While the more sensible folk of Eastbourne were wrapped up like Michelin men, the blank-faced joggers were chugging along in their own icy little worlds, wondering what the hell they thought they were thinking of when they opted to set off from their centrally heated homes. That’s how it felt to me, anyway. But I got through it — my 5-minute and two 8-minute runs, each separated by 3 minutes of purposeful striding. So 21 minutes in total, an advance on the previous best effort of 20.
The next 10 days or so will be interesting. After this week’s 8-minute runs, the program I’m following escalates these longer stretches to 10, 12, 15, 18, then 20 minutes over successive sessions. There’s no reason to think I can’t do these, though I won’t hesitate to repeat a day, or even take a step back, if the ascent seems too rapid and too precipitous. When I’m through that, we’re into possible 5K Parkrun territory but I’m not rushing it. There’s no point in guessing when that might be. I’ll know when it seems right.
The run itself was comfortable enough. Just inescapably grey, like the sea, the sky, and the distant cliffs. On a summer’s day the glare from the white escarpments form a brilliant contrast with the rich blue of the sea below. But at this time of the year they sort of fuse together, merging like one great dismal wave sloshing up against the land. It doesn’t lessen the appeal to the walkers though. Before I left the car, I sat and watched a continuous line of day hikers creep up the steep track above Holywell. As each made it to the top their silhouettes froze against the sky for a moment or two, before vanishing over the top and making way for the next to take the stage. The walk, to Beachy Head and Birling Gap, and possibly on across the Seven Sisters to Seaford, is one I’ve still not done, but shortly must.

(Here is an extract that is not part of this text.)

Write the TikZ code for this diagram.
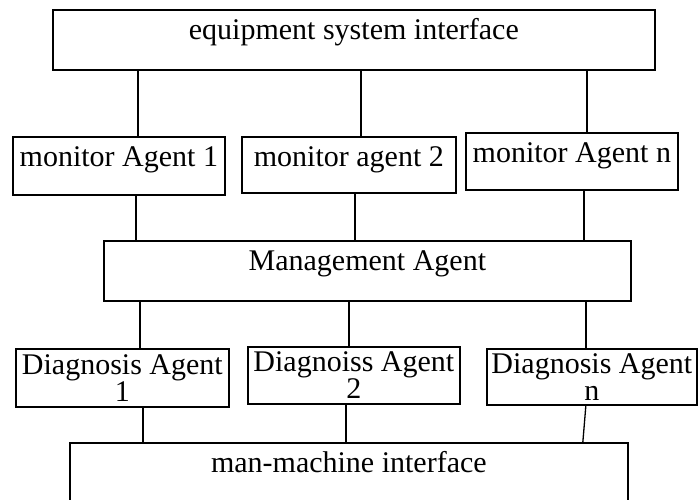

I was so wrapped up in my plodding duties that I overlooked the other item in my calendar — the spring meeting of the bowls club I’m a member of. It’s almost time to get excited about the start of the season, which is nominally set for mid-April but which always depends on the rain gods’ cooperation. I’m hoping to take the sport more seriously this year after drifting in and out of it last year, my first full season. As mentioned previously, it’s not an aerobic workout but pretty good for balance and hand-eye coordination, and overall a useful extra bit of physical movement. But the main appeal is the pleasure of competition and the comforting, inconsequential chat that lubricates it.